Par Gbansé Douadé Alexis [#AGD], journaliste – Directeur de publication de Connectionivoirienne.net
Vers une démocratie endogène ? Et si la Côte d’Ivoire inventait son propre mode de gouvernance ?
L’annonce « controversée » d’un quatrième mandat du Président Alassane Ouattara, prévue pour l’élection présidentielle du 25 octobre 2025, ravive un débat aussi ancien que les indépendances africaines : celui de l’adéquation entre démocratie occidentale et réalités africaines.
Derrière les crises électorales récurrentes, les alternances conflictuelles, les transitions inabouties ou les exclusions déguisées, se pose une question fondamentale : la démocratie « à l’occidentale » est-elle véritablement applicable en Afrique sans adaptation ?
Un modèle importé, souvent inadapté
Les Constitutions africaines postcoloniales ont été largement inspirées des modèles français, britanniques ou américains [système à deux parties dans les faits], imposant des logiques de multipartisme concurrentiel, de suffrage universel direct et de séparation des pouvoirs.

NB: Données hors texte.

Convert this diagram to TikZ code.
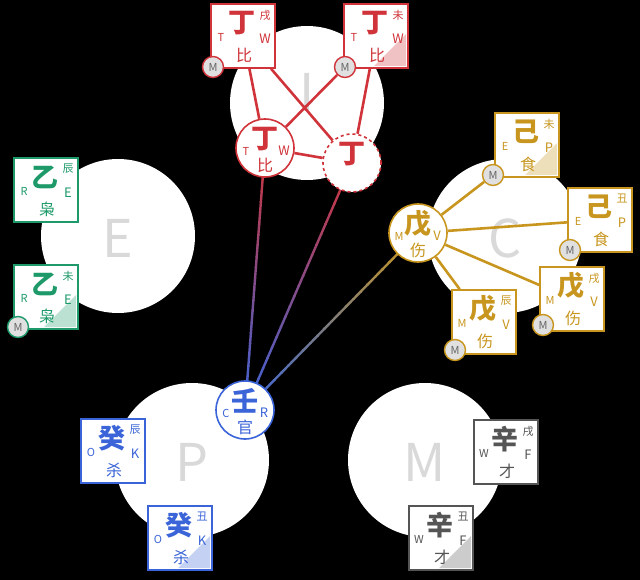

En apparence modernes, ces systèmes peinent pourtant à produire des institutions solides, à garantir des alternances apaisées, ou à refléter les équilibres sociaux, ethniques et historiques des pays africains.
En Côte-d’Ivoire comme ailleurs, ces modèles n’ont pas empêché les guerres civiles, les coups d’État, ou les contestations électorales chroniques. Faut-il y voir les limites d’une démocratie plaquée, étrangère aux mécanismes traditionnels de gouvernance communautaire ?
Et si on osait une refondation locale du pouvoir ?
L’idée peut surprendre, voire choquer les défenseurs orthodoxes de la démocratie libérale : et si la Côte d’Ivoire créait son propre modèle politique, adapté à ses réalités ethniques et régionales ?
Une proposition audacieuse pourrait consister à instaurer une présidence tournante à vie entre les grandes régions du pays. Dans ce système, le Président de la République ne serait plus élu au suffrage universel direct, mais désigné à tour de rôle par les parlements régionaux, eux-mêmes issus d’élections locales.
Chaque région exercerait un mandat présidentiel unique, sur le long terme (voire à vie), dans une logique de stabilité, d’équilibre territorial, et de reconnaissance mutuelle. Le modèle s’appuierait sur les traditions de chefferie et d’autorité ancestrale, où la longévité au pouvoir est gage d’expérience, de cohésion et de sagesse.
Un Sénat d’équilibre et de contrôle
Pour éviter les dérives autoritaires, un Sénat national – organe indépendant composé à parité de représentants régionaux – exercerait un droit de regard sur les grandes décisions, avec pouvoir de veto sur les actes menaçant l’unité ou l’intégrité de la République.
Utopie ou révolution politique ?
Certes, cette idée heurterait les habitudes politiques actuelles, et remettrait en question les dogmes du suffrage universel direct ou de l’alternance régulière. Mais faut-il maintenir un modèle démocratique qui génère à chaque échéance des tensions, des fraudes, des violences et des frustrations collectives ?
Le Nigeria, avec son système de rotation entre nord et sud, ou l’Éthiopie, avec sa structure fédérale ethnique (certes imparfaite), sont autant d’exemples d’expérimentations alternatives. Pourquoi la Côte d’Ivoire ne pourrait-elle pas tracer sa propre voie entre modernité institutionnelle et traditions communautaires ?
(Le) Ce débat mérite d’être ouvert, sereinement, sans tabou, sans dogmatisme. Car il s’agit, au fond, de réconcilier l’État moderne et les réalités profondes et séculaires des peuples ivoiriens et africains.
Et cela commence peut-être par le courage de penser autrement.